葬儀屋経験もなく、葬式もまともに知らない人間が、なぜ成すべき事を悩む事なく思いつき続けたのかずっと不思議でしたが、葬儀屋紹介しようと経験者や不安のある人達100名以上から聞いた話しの中で聞かされた現状への対応が『成すべき事』で、僕に特別な能力があった訳では無かったのです。

》希望・要望を実現させる為の手段
・葬祭費5万円で火葬できれば一銭も無くても死ねる
・総額30万円代の家族葬、50万円代の一般葬を設定
・低料金の安置施設は早急に必要
・最大30名程度の式場があれば便利
・低料金で着工前に料金明示で追加不要な方法を探る
・専用散骨場の取得が必要となる

不思議は不思議なのですが葬儀屋をやれと言わんばかりの強烈な流れ、でも葬儀屋だけは絶対に嫌だ、したくない強い思い『葬儀支援』という実在しない発想を生み、助成金目を当てにしても設立当初から助成金は出ないと諦めさせられたから自立心が生れ、葬儀支援に先人が無いから『素人である家族に近い目線で支援内容と料金の発想ができる』

葬儀屋を始めたいと思った訳でなく、自分はNPO法人に関わり続ける気もなく、単純に千明ちぎらが生活できる収入が見込めれば良いだけで、根本的に欲が無いから考え出す事、作るパンフレットなど見た周囲の人達、業者さん達、宗教者達、さらに会員優先性とした事で利用者も、金儲けしてる人間とは思えない対応を取り続けた事が全て好転したのでは・・・って感じです。
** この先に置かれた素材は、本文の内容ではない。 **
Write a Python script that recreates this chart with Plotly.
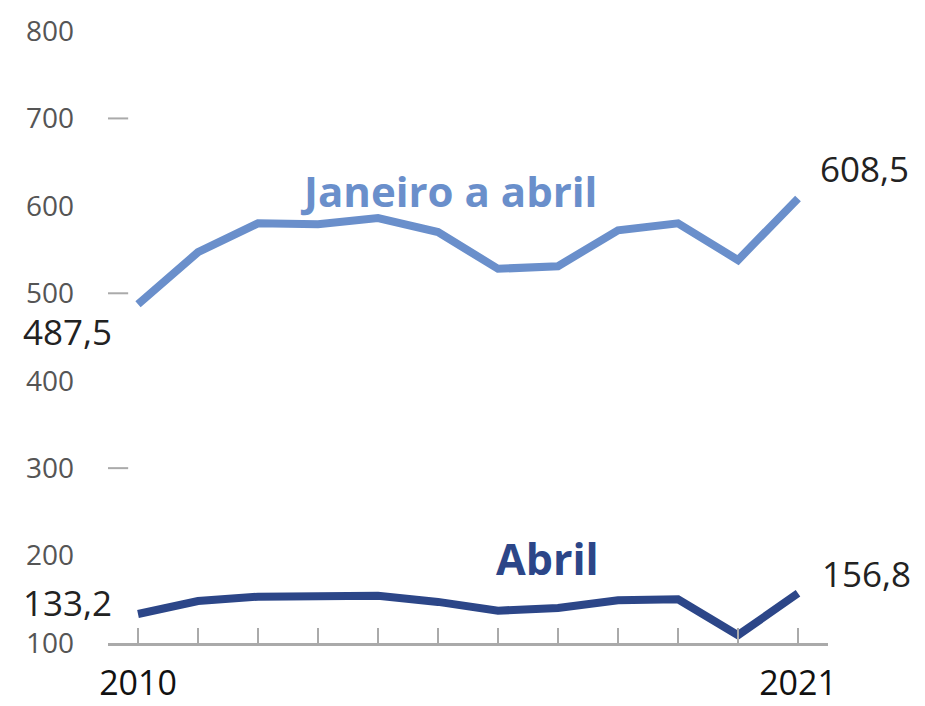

お金儲けしたい人は若くして資産を築いた人達に教えを乞うべきと思いますが、生き甲斐を持って堂々と胸を張って生きたい人は、あんしんサポートの流れはとても参考になると思う。絶対嫌だ、嫌いだと思ってるすぐ横に『天職!?』なんて事さえあるらしい。

でも僕は自分で望んだ訳でなく、当初は間違いなく嫌々なんだけど『5万円火葬支援パック完成が第一目標』だったから完成までの3年間は猪突猛進状態で辞める事すら頭に無かった。気付けば新聞、テレビ、都内での講演会と続けざまに進んで知名度が上がると利用者も増え続け暇な時間が無くなってる。

『結論』

僕が特別とは思えない。きっと誰にでも天命を知る機会(チャンス)は訪れるのだろう。10代の人もいれば、70代の人だっているだろうが52才でした。またチャンスは必ずしも良い状態で現れる訳では無く何気ない事がチャンスとなってるらしい――、

ちなみに僕の流れで考えると『父親逝去の一報では八王子裁判所に行けなかったが、妹から聞かされた最後を看取ってくれた女性にお礼も含め逢いに鎌倉まで行った』事がチャンスの引き金だろう。見た事も逢った事もなく、家族や嫁を放って一人で蒸発した父親と同棲してた女性――、怒りや嫌悪感を持っても不思議ではなく妹は決して良い印象を持って無かったようですが、ホームレスとなり食うや食わずの生活でなく、彼らなりに幸せを感じられる人生を歩ませてくれた人としての感謝が強かったのを覚えてます。

何気なく通り過ぎてしまうような小さな事も面倒がらず、自分なりに最善を尽くした対応や言動が今までと違う人生の扉を開ける『鍵(チャンス)なのかもしれません。